For a start almost 50% of the grain delivered to Heygates mill did not meet the allocated delivery slot, or the quality specification. He quoted figures showing that 75% of difficulties with quality were manageable on the farm. “30% of difficulties in delivery to the mill were purely down to arriving at the wrong time for the slot allocated, and they weren’t particularly tight,” he said. Heygates’ time slots for deliveries are four hours long.
The biggest transport cost between the farm and the mill came from rejections. Rejected vehicles often missed a second delivery or a backhaul opportunity. “Where there has been a rejection, it probably costs up to GBP300 (US$513) for the load,” Whitelam said. “When you look at the value of the product it’s utterly unacceptable.”
When the miller sends flour to United Biscuits (UB) 1.5% of deliveries bounce because UB’s flour silos are full. A dial-up computer system to which Heygates has access means that they should know whether there is space, but there are problems when UB works into the weekend and the system is down. When it happens, Heygates contacts UB by telephone, but if that doesn’t work the flour tankers are sent out anyway.
One problem he identified was a surfeit of testing. “Grain is getting tested two or three times,” he said. “Flour is getting tested a time or two There’s a lot of repetition there.” There were inconsistent test results
The team established that the problems of unnecessary inventories, inefficient transport and quality rejections were all linked. Heygates overbooked deliveries by 25% to compensate for delivery problems. They were carrying unnecessary stock to hide the delivery and transport problems.
An approach called ‘lean thinking’ had been developed to improve the way the chain works. It requires everybody in the chain to be aware of the rate of consumer consumption, with as little stock in the chain as possible. Where there is inventory, it should be in the right form.

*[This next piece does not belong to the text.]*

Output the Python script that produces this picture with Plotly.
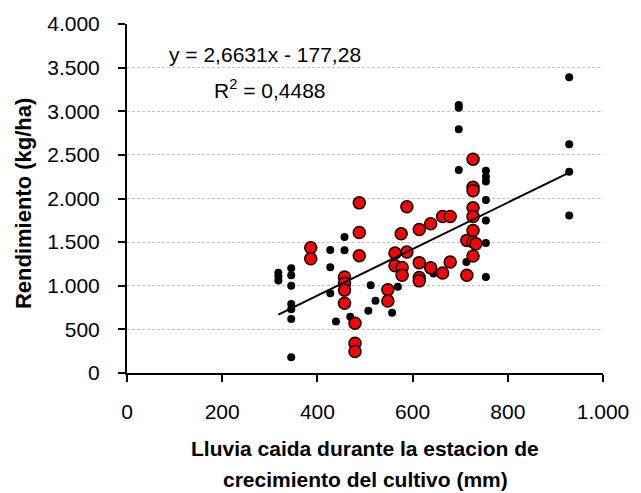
import plotly.graph_objects as go

# Rainfall during the growing season (mm) vs yield (kg/ha)
black_x = [318, 318, 318,
           345, 345, 345, 345, 345, 345, 345,
           427, 427, 427, 439, 457, 457, 469, 507, 512, 522, 557, 569, 644,
           697, 697, 697, 697, 713,
           754, 754, 754, 754, 754, 754, 754,
           929, 929, 929, 929]
black_y = [1060, 1110, 1150,
           1200, 1120, 1000, 790, 730, 620, 180,
           1410, 1212, 915, 589, 1558, 1406, 645, 714, 1007, 828, 691, 988, 1140,
           3071, 3040, 2794, 2326, 1273,
           2318, 2250, 2196, 1984, 1748, 1489, 1100,
           3390, 2623, 2307, 1805]

red_x = [386, 386,
         457, 457, 457, 457,
         479, 479, 479,
         488, 488, 488,
         548, 548,
         563, 563,
         578, 578, 576,
         588, 588,
         614, 614, 614, 614,
         638, 638,
         663, 663,
         679, 679,
         714, 714,
         727, 727, 727, 727, 727, 727, 727, 727, 733]
red_y = [1435, 1310,
         1100, 1030, 950, 800,
         570, 342, 246,
         1950, 1610, 1345,
         955, 825,
         1375, 1230,
         1210, 1120, 1595,
         1905, 1387,
         1645, 1265, 1095, 1056,
         1710, 1205,
         1794, 1147,
         1794, 1273,
         1520, 1121,
         2451, 2128, 2090, 1893, 1794, 1634, 1501, 1341, 1482]

# Linear trend reported on the chart
slope = 2.6631
intercept = -177.28
r_squared = "0,4488"

x_ticks = [0, 200, 400, 600, 800, 1000]
x_tick_text = ["0", "200", "400", "600", "800", "1.000"]
y_ticks = [0, 500, 1000, 1500, 2000, 2500, 3000, 3500, 4000]
y_tick_text = ["0", "500", "1.000", "1.500", "2.000", "2.500", "3.000", "3.500", "4.000"]

FONT = "Liberation Sans, Arial, sans-serif"

all_x = black_x + red_x
trend_x = [min(all_x), max(all_x)]
trend_y = [slope * v + intercept for v in trend_x]

fig = go.Figure()
fig.add_trace(go.Scatter(
    x=black_x, y=black_y, mode="markers",
    marker=dict(color="black", size=8, line=dict(width=0)),
    hoverinfo="x+y", showlegend=False))
fig.add_trace(go.Scatter(
    x=red_x, y=red_y, mode="markers",
    marker=dict(color="#ff0000", size=12, line=dict(color="black", width=1.5)),
    hoverinfo="x+y", showlegend=False))
fig.add_trace(go.Scatter(
    x=trend_x, y=trend_y, mode="lines",
    line=dict(color="black", width=2),
    hoverinfo="skip", showlegend=False))

fig.update_layout(
    width=641, height=493,
    margin=dict(l=127, r=33, t=22, b=120),
    paper_bgcolor="white", plot_bgcolor="white",
    font=dict(family=FONT, size=21, color="black"),
    xaxis=dict(
        range=[0, 1000], tickvals=x_ticks, ticktext=x_tick_text,
        showline=True, linecolor="black", linewidth=2,
        ticks="outside", ticklen=7, tickwidth=2, tickcolor="black",
        showgrid=False, zeroline=False, ticklabelstandoff=12,
        tickfont=dict(size=21)),
    yaxis=dict(
        range=[0, 4000], tickvals=y_ticks, ticktext=y_tick_text,
        showline=True, linecolor="black", linewidth=2,
        ticks="outside", ticklen=7, tickwidth=2, tickcolor="black",
        showgrid=True, gridcolor="#c4c4c4", gridwidth=1, griddash="3px,2px",
        zeroline=False, ticklabelstandoff=14,
        tickfont=dict(size=21)),
    annotations=[
        dict(text="y = 2,6631x - 177,28", x=84, y=3655, xref="x", yref="y",
             xanchor="left", yanchor="middle", showarrow=False,
             font=dict(size=21)),
        dict(text="R<sup>2</sup> = " + r_squared, x=179, y=3250, xref="x", yref="y",
             xanchor="left", yanchor="middle", showarrow=False,
             font=dict(size=21)),
        dict(text="<b>Lluvia caida durante la estacion de</b>",
             x=0.5, y=-0.215, xref="paper", yref="paper",
             xanchor="center", yanchor="middle", showarrow=False,
             font=dict(size=21)),
        dict(text="<b>crecimiento del cultivo (mm)</b>",
             x=0.5, y=-0.306, xref="paper", yref="paper",
             xanchor="center", yanchor="middle", showarrow=False,
             font=dict(size=21)),
        dict(text="<b>Rendimiento (kg/ha)</b>", textangle=-90,
             x=-0.217, y=0.486, xref="paper", yref="paper",
             xanchor="center", yanchor="middle", showarrow=False,
             font=dict(size=22)),
    ],
)

fig.write_html("out.html")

Information should be kept as simple as possible, with ‘pure signal’ on consumer demand, and none of the ‘noise’ which hinders that communication.
The vision drawn up by the team had something for everyone in the chain. Among a long list of proposals is that farmers should align their practices with the wheat quality needs of the end users. The merchants and millers should improve delivery performance, while the millers should cut stocks of the raw material. United Biscuits should improve the capacity utilisation of their intake bins and cut wastage in the production process.
“We can take this as a model which can improve the needs of all our stakeholders,” said John Whitelam. “We in our respective enterprises are starting to see the benefits.”